2023 Bryansk Oblast military aircraft crashes

Occurrence
- Date: 13 May 2023
- Summary: Shot down
- Site: Bryansk Oblast, Russia, near the border with Ukraine;
- Total fatalities: 9

= 2023 Bryansk Oblast military aircraft crashes =

Multiple simultaneous military aircraft crashes in Bryansk Oblast, Russia

On the morning of 13 May 2023, an air group of four aircraft of the Russian Air Force crashed almost simultaneously in the Bryansk Oblast of Russia: two Mi-8 helicopters, a Su-34 fighter-bomber and a Su-35 fighter. According to Baza, nine people were killed: three crew members each in two Mi-8s, two Su-34 pilots and a Su-35 pilot.

The incident occurred on the backdrop of the Russian invasion of Ukraine. According to Kommersant, the group was heading to bomb Chernihiv Oblast in Ukraine.

== Background ==
During the Russian invasion of Ukraine, Russian troops repeatedly shelled the Chernihiv and Sumy oblasts of Ukraine, as well as the city of Kharkiv bordering Russia. At the same time, the heads of western Russian provinces, Belgorod, Bryansk and Kursk oblasts, regularly announced supposed artillery shelling and attacks against the regions.

On the eve of the incident in Bryansk Oblast, on 12 May, a Russian military helicopter Mi-28 crashed in the Dzhankoi Raion of the Russian-annexed Crimea.

== Incident ==
According to Kommersant, the fallen aircraft were part of the same aviation group. The fighters were supposed to launch a missile strike on Ukraine's Chernihiv Oblast, while the helicopters were to "insure" the aircrews were safe and to make sure the Russian soldiers did not get shot down by the Ukrainian forces.

According to Russian military officers, both Mi-8 helicopters crashed over Klintsy, while the Su-34 and Su-35 fighters crashed near the border with Ukraine in the Starodubsky District.

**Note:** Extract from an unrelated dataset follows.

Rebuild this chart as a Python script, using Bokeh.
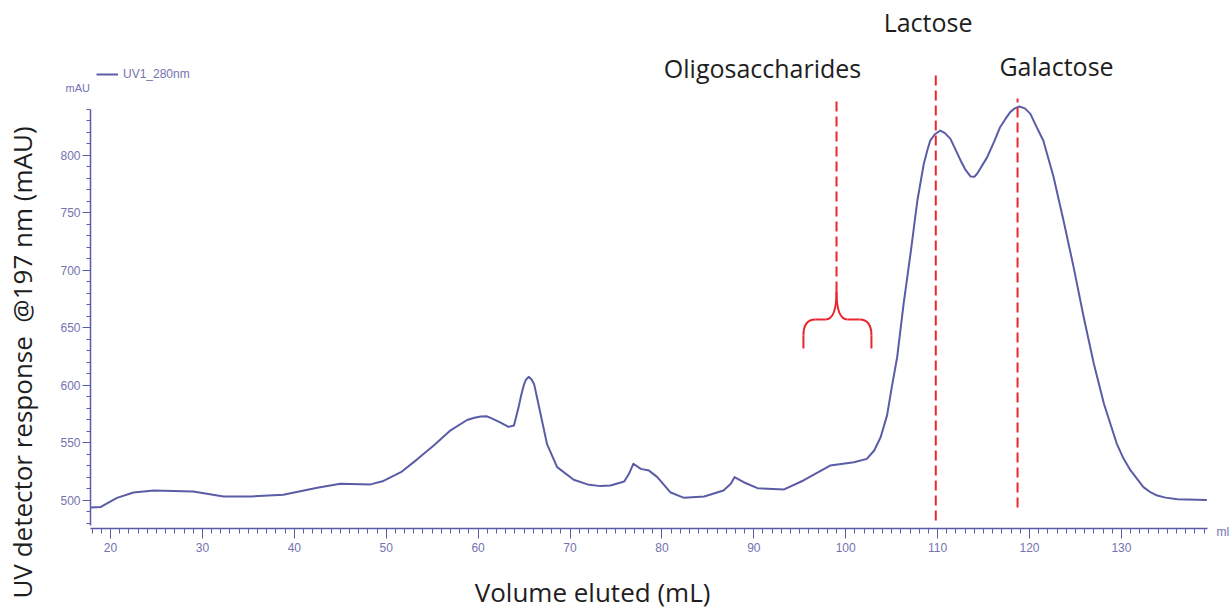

According to Russian authorities, the incident injured a civilian woman and damaged five households on the ground.

It was reported that one of the downed helicopters was a rare modification, Mi-8MTPR-1. Helicopters of this type are equipped with the Rychag-AV electronic warfare system, which was used to detect enemy radar stations and install radar jamming.

== Versions ==
Various versions of what could have happened were put forward. According to one of them, the military aircraft could have been shot down by saboteurs with MANPADS who penetrated into Bryansk Oblast from Ukraine. Ukrainian Telegram channels suggested the aircraft could have been shot down by friendly fire from Russian air defense forces. There was also a version that Ukrainian aircraft could have shot down Russian targets from Ukrainian territory using AIM-120 medium-range missiles.

== Reactions ==
Yurii Ihnat, Speaker of the Air Forces Command of the Armed Forces of Ukraine, said that the Ukrainian army was not involved in the crashes of aircraft in Bryansk Oblast, but said that "Russian air defense is involved". At the same time, Ihnat claimed that the Russians lost in fact five aircraft: three helicopters and two airplanes.

Yevgeny Prigozhin, the then head of the Wagner Group, also hinted that Russian air defense systems could have been involved in the crashes: "Four planes, if you draw a circle around the places where they fell, it turns out that this circle with a diameter (where they all lie exactly in the circle) is 40 kilometers. That is, the radius of the circle is 20 kilometers. Now go to the Internet and see what kind of air defense weapon could be located in the center of this circle, and then build your own versions."

President of Belarus Alexander Lukashenko said that Belarusian troops were put on high alert due to events in Russia's Bryansk Oblast, where "four aircraft were shot down".

The Wall Street Journal correspondent Yaroslav Trofimov suggested this incident constituted the "worst day for the Russian military aviation since the first week of the war, when Moscow assumed that it had destroyed Ukrainian air defences".